>>>

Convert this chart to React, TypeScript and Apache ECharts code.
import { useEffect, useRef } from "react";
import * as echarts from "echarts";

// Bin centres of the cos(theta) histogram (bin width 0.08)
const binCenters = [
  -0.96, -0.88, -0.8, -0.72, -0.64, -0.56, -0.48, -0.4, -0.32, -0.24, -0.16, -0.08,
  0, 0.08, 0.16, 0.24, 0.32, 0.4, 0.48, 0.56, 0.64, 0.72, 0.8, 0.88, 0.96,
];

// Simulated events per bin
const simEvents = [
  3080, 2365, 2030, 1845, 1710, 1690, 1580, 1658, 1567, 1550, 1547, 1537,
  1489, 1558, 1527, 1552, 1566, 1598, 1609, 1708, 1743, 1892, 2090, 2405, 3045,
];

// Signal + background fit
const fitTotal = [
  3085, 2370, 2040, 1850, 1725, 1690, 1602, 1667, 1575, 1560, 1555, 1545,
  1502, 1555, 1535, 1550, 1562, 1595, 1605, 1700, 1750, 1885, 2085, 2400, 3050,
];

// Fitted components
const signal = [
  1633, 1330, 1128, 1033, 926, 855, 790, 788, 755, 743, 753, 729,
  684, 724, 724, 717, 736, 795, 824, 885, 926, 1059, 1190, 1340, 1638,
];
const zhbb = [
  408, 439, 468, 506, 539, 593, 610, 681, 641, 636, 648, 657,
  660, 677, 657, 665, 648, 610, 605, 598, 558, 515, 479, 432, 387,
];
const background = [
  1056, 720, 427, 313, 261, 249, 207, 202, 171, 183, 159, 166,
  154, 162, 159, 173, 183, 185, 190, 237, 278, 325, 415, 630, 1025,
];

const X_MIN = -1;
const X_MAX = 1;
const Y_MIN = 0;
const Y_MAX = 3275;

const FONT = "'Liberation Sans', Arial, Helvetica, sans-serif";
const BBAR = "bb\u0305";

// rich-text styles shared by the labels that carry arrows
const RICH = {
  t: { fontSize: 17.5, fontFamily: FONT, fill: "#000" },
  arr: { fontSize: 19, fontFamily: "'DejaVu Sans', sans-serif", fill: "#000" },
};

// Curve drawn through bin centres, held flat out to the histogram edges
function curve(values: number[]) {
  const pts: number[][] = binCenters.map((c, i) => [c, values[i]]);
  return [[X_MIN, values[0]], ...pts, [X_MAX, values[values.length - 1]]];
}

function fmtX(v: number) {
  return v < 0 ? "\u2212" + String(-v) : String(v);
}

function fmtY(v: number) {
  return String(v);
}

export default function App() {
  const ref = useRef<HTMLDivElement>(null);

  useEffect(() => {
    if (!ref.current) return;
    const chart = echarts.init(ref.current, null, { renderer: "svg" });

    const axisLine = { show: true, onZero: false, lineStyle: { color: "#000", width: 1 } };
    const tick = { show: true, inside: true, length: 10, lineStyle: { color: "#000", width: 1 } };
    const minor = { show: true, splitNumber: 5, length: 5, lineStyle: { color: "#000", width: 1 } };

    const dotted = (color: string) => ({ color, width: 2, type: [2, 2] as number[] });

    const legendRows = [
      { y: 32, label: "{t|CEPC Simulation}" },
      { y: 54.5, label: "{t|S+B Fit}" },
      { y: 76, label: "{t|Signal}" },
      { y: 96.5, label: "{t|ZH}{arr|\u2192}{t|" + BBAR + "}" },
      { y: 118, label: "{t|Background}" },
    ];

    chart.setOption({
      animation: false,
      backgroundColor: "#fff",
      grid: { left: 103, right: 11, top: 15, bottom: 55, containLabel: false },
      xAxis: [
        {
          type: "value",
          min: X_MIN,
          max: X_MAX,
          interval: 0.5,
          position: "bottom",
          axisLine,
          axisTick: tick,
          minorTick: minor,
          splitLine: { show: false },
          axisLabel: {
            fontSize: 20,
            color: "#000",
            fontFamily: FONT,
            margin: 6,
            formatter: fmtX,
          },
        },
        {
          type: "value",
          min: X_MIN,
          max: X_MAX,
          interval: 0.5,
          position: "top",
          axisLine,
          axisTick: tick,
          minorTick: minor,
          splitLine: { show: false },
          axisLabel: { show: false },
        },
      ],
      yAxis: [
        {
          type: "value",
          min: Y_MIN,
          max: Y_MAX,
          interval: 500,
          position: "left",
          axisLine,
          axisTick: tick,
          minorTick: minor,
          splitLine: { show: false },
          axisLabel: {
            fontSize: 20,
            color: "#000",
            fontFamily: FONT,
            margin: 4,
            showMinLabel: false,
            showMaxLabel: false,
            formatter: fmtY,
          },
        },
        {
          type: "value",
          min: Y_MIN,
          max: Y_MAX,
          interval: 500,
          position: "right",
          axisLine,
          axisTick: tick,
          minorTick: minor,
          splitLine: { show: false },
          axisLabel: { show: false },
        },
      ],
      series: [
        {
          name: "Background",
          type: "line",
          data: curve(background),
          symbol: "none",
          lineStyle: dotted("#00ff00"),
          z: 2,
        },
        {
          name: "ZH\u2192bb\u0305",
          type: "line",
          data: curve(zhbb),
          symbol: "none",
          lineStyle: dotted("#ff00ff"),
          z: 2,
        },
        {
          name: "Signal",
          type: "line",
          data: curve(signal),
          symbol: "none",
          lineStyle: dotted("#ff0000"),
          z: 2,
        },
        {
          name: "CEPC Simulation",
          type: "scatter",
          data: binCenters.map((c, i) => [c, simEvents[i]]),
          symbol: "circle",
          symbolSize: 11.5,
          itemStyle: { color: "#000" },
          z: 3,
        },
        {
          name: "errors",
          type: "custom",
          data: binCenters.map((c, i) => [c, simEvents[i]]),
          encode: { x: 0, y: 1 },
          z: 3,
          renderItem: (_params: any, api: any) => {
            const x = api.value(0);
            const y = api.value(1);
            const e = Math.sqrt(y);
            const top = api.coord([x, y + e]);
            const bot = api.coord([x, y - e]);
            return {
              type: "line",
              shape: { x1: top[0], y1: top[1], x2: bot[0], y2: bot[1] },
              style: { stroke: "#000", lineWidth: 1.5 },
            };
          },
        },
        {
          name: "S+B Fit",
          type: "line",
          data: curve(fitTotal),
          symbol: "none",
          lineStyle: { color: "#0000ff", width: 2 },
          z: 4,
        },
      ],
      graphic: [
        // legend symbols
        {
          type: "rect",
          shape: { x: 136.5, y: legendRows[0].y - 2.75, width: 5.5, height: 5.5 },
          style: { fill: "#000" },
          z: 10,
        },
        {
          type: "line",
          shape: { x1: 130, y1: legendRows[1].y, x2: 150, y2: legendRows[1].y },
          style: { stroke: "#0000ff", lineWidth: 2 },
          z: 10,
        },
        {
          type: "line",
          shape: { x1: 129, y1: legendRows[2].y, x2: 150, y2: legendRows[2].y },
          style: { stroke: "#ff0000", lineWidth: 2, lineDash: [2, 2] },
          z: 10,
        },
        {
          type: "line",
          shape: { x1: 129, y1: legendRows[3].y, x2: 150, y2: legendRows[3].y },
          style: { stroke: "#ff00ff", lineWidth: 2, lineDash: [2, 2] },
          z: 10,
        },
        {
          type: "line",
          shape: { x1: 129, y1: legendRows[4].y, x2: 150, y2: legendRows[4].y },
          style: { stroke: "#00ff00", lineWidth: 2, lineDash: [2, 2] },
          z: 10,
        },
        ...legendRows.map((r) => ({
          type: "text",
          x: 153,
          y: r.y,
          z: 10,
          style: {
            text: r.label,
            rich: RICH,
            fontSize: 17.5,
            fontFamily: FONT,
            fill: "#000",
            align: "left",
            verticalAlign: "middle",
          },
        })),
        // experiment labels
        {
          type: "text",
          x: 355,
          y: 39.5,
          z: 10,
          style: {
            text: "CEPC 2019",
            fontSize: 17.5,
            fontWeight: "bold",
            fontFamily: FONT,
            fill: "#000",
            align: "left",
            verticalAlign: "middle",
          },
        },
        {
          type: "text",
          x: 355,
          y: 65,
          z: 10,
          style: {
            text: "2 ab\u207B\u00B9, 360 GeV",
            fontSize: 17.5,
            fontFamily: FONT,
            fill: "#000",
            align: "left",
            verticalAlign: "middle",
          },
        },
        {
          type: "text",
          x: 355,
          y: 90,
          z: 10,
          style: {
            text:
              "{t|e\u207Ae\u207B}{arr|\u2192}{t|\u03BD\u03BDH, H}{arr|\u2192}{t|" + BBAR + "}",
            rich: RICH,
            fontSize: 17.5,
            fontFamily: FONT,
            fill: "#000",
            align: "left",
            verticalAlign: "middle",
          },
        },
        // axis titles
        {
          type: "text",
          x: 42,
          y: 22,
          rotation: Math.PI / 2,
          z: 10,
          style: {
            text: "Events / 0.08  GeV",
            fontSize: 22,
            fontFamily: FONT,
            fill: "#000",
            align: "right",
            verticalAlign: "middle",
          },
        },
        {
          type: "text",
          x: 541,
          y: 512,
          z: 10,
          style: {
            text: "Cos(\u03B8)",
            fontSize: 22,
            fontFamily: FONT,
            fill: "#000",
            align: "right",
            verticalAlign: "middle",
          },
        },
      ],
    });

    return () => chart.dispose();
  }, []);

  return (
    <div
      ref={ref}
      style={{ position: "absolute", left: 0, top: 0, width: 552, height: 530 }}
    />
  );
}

<<<

What the task requires —
Verbatim output is expected for the lines from the start of the data to the line in which "import * as" appears, both included.

Solution to this problem —
Convert this chart to React, TypeScript and Apache ECharts code.
import { useEffect, useRef } from "react";
import * as echarts from "echarts";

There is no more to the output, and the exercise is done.